The little girl walking on the sidewalk ahead of us clutches her mother's hand, but continues to turn around and curiously survey my daughter as she sweeps her white cane back and forth with each step she takes. I smile at the little girl and continue the conversation I'm having with my daughter.
It used to bother me when strangers would stare. My daughter was born with her eye condition, Aniridia (which is the absence of an iris) and is considered legally blind. She has a number of other diagnoses due to her rare disease, and we've been living with that knowledge since she was three days old.
When my daughter was a baby I would get so mad and hurt by the stares of strangers at the mall, at the park, or anywhere else where they would notice her unique appearance. Many would remark, "Oh, somebody is tired...", "It must be nap time...", "Mommy, why don't you let her sleep?" She couldn't open her eyes very wide, so everyone would think she was sleeping when she was actually wide awake. I had even made a rule, "Six 'Sleepy Baby' comments and we leave." I remember my sister counting along with me one day at the mall. God bless her, because we hit the sixth and she was ready to go too!
I hated being stared at.
Now, however, I have come to realize that 'the stare' is my opportunity to shows God's grace and to walk out my faith. At times the stare can be my chance to educate someone about my daughter's eye condition and rare disease, and that's great. But, other times, being stared at when there really isn't time or opportunity to educate the "starer" is just a perfect time for me to cling to the Holy Spirit within me and remember what scripture has told us about the world.
You are the light of the world. A town built on a hill cannot be hidden. Matthew 5: 14 NIV
My prayer is not that you take them out of the world but that you protect them from the evil one. John 17: 15 NIV
Do not conform to the pattern of this world, but be transformed by the renewing of your mind. Then you will be able to test and approve what God’s will is—his good, pleasing and perfect will. Romans 12: 2 NIV
We were MADE to stand out. Jesus stood out too. Everywhere he went, people stared. Everywhere he went, people misunderstood him. Everywhere he went, he was an object of curiosity. This was how people were drawn to him! This was how he could teach about God's love!
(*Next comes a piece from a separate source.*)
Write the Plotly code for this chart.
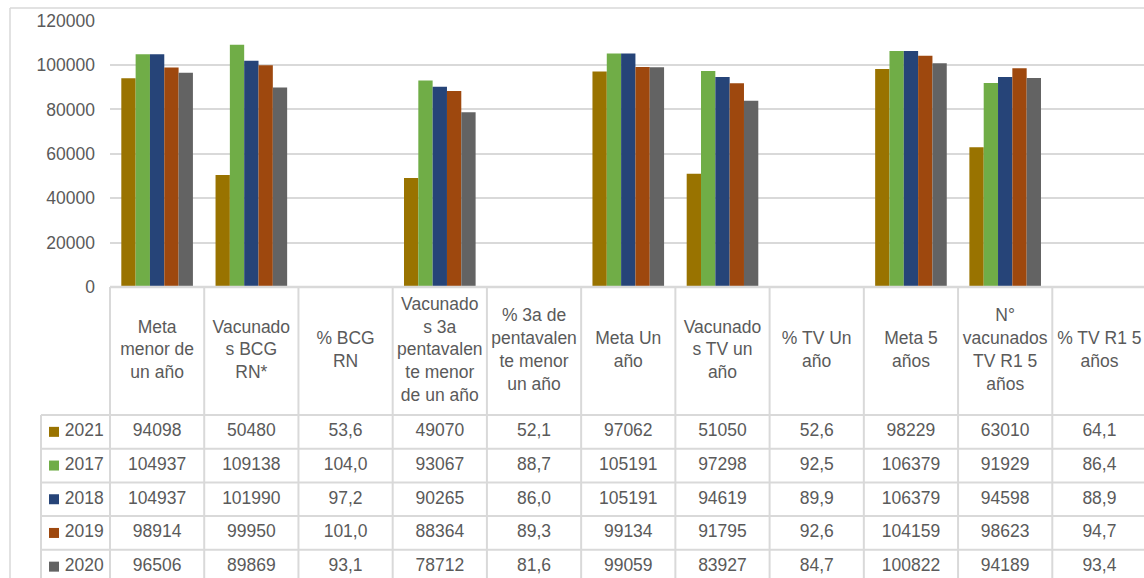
import plotly.graph_objects as go

# categories as wrapped in the source table header
categories = [
    "Meta<br>menor de<br>un año",
    "Vacunado<br>s BCG<br>RN*",
    "% BCG<br>RN",
    "Vacunado<br>s 3a<br>pentavalen<br>te menor<br>de un año",
    "% 3a de<br>pentavalen<br>te menor<br>un año",
    "Meta Un<br>año",
    "Vacunado<br>s TV un<br>año",
    "% TV Un<br>año",
    "Meta 5<br>años",
    "N°<br>vacunados<br>TV R1 5<br>años",
    "% TV R1 5<br>años",
]

years = ["2021", "2017", "2018", "2019", "2020"]
v2021 = [94098, 50480, 53.6, 49070, 52.1, 97062, 51050, 52.6, 98229, 63010, 64.1]
v2017 = [104937, 109138, 104.0, 93067, 88.7, 105191, 97298, 92.5, 106379, 91929, 86.4]
v2018 = [104937, 101990, 97.2, 90265, 86.0, 105191, 94619, 89.9, 106379, 94598, 88.9]
v2019 = [98914, 99950, 101.0, 88364, 89.3, 99134, 91795, 92.6, 104159, 98623, 94.7]
v2020 = [96506, 89869, 93.1, 78712, 81.6, 99059, 83927, 84.7, 100822, 94189, 93.4]
series = [v2021, v2017, v2018, v2019, v2020]
colors = ["#997300", "#70AD47", "#264478", "#9E480E", "#636363"]

y_ticks = [0, 20000, 40000, 60000, 80000, 100000, 120000]

TEXT = "#5a5a5a"
LINE = "#d9d9d9"
FONT = "Liberation Sans, Arial, sans-serif"
FS = 17.5

# pixel layout of the Excel chart
W, H = 1144, 578
PLOT_L, COL_W = 110, 94.23
TOP_Y, ZERO_Y = 20.7, 287
HEAD_B, ROW_H = 415, 33.7
LAB_L = 41


def fmt(v, pct):
    return f"{v:.1f}".replace(".", ",") if pct else f"{v:.0f}"


is_pct = [c.startswith("%") for c in categories]
xs = list(range(len(categories)))
rows = list(range(len(years)))

fig = go.Figure()

for yr, vals, col in zip(years, series, colors):
    fig.add_trace(go.Bar(
        x=xs, y=vals, name=yr, marker_color=col, marker_line_width=0,
        xaxis="x", yaxis="y", showlegend=False,
    ))

# header cells
head_y = -0.5 - (HEAD_B - (ZERO_Y + HEAD_B) / 2) / ROW_H
fig.add_trace(go.Scatter(
    x=xs, y=[head_y] * len(xs), text=categories, mode="text",
    textfont={"size": FS, "color": TEXT, "family": FONT},
    xaxis="x2", yaxis="y2", showlegend=False, hoverinfo="skip",
))

# data cells
for r, vals in zip(rows, series):
    fig.add_trace(go.Scatter(
        x=xs, y=[r] * len(xs), text=[fmt(v, p) for v, p in zip(vals, is_pct)],
        mode="text", textfont={"size": FS, "color": TEXT, "family": FONT},
        xaxis="x2", yaxis="y2", showlegend=False, hoverinfo="skip",
    ))

# row labels with legend keys
key_x = -0.5 - (PLOT_L - 54) / COL_W
fig.add_trace(go.Scatter(
    x=[key_x] * len(years), y=rows, text=["\u2009" + y for y in years], mode="markers+text",
    marker={"symbol": "square", "size": 10, "color": colors},
    textposition="middle right",
    textfont={"size": FS, "color": TEXT, "family": FONT},
    xaxis="x2", yaxis="y2", showlegend=False, hoverinfo="skip",
))

# table borders
x_right = -0.5 + (W - PLOT_L) / COL_W
lab_x = -0.5 - (PLOT_L - LAB_L) / COL_W
head_top = -0.5 - (HEAD_B - ZERO_Y) / ROW_H
bottom = -0.5 + (H - HEAD_B) / ROW_H
shapes = []
for k in range(len(categories) + 1):
    shapes.append(dict(type="line", xref="x2", yref="y2", x0=k - 0.5, x1=k - 0.5,
                       y0=head_top, y1=bottom + 1, line={"color": LINE, "width": 2}))
shapes.append(dict(type="line", xref="x2", yref="y2", x0=lab_x, x1=lab_x,
                   y0=-0.5, y1=bottom + 1, line={"color": LINE, "width": 2}))
for r in range(len(years) + 1):
    shapes.append(dict(type="line", xref="x2", yref="y2", x0=lab_x, x1=len(categories),
                       y0=r - 0.5, y1=r - 0.5, line={"color": LINE, "width": 2}))
# category axis line drawn over the (near-zero) percentage bars
axis_y = (H - ZERO_Y) / H
shapes.append(dict(type="line", xref="paper", yref="paper", x0=PLOT_L / W, x1=1.01,
                   y0=axis_y, y1=axis_y, line={"color": LINE, "width": 2.5}))
# chart area border (top and left)
shapes.append(dict(type="line", xref="paper", yref="paper", x0=10 / W, x1=1.02,
                   y0=1 - 8 / H, y1=1 - 8 / H, line={"color": LINE, "width": 1.5}))
shapes.append(dict(type="line", xref="paper", yref="paper", x0=10 / W, x1=10 / W,
                   y0=1 - 8 / H, y1=-0.02, line={"color": LINE, "width": 1.5}))

pad = 4
fig.update_layout(
    width=W, height=H,
    margin={"l": 0, "r": 0, "t": 0, "b": 0, "autoexpand": False},
    paper_bgcolor="white", plot_bgcolor="white",
    font={"family": FONT, "color": TEXT, "size": FS},
    barmode="group", bargap=0.24, bargroupgap=0,
    shapes=shapes,
    xaxis={"domain": [PLOT_L / W, 1], "range": [-0.5, x_right], "showgrid": False,
           "showticklabels": False, "zeroline": False, "showline": False, "automargin": False,
           "anchor": "y"},
    yaxis={"domain": [(H - ZERO_Y) / H, (H - TOP_Y) / H], "range": [0, 120000],
           "tickvals": y_ticks, "tickformat": "d", "showgrid": True, "automargin": False,
           "gridcolor": LINE, "gridwidth": 2, "zeroline": False,
           "ticklabelstandoff": 14, "tickfont": {"size": FS, "color": TEXT}, "anchor": "x"},
    xaxis2={"domain": [(LAB_L - pad) / W, 1], "automargin": False,
            "range": [lab_x - pad / COL_W, x_right], "visible": False, "anchor": "y2"},
    yaxis2={"domain": [0, (H - ZERO_Y) / H], "range": [bottom, head_top], "automargin": False,
            "visible": False, "anchor": "x2"},
)

fig.write_html(
    "out.html",
    config={"displayModeBar": False},
    post_script="document.body.style.margin='0';document.body.style.overflow='hidden';",
)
So, I started to learn through God's grace and through much study of Scripture that I needed to see the "stares" as a blessing.
One tip I learned from other parents of children with the same syndrome my daughter has is to get some cheap business cards printed up with the name of the rare disease, some of the "symptoms" of it, and a website or two of where to go to learn more. This way, if there really is some educating that can take place, but there doesn't seem to be time or opportunity, I can hand the card to the person (perhaps it's even a doctor) and leave it up to them to explore more about others like my daughter.
Don't get me wrong, the stares can still hurt. Plus, there are some who are more gracious than others. But, I know that I am in good company. Jesus was always one to stand out, and that means my daughter truly is made in the image of her creator.
Pray: Heavenly Father, it really hurts when I feel like someone I love is being judged harshly by the world. Help me to remember that we called to stand OUT in this world, and NOT to just blend in to the crowd. Give my heart; and my child's heart, peace when we realize that someone may be looking at us with curiosity. Amen.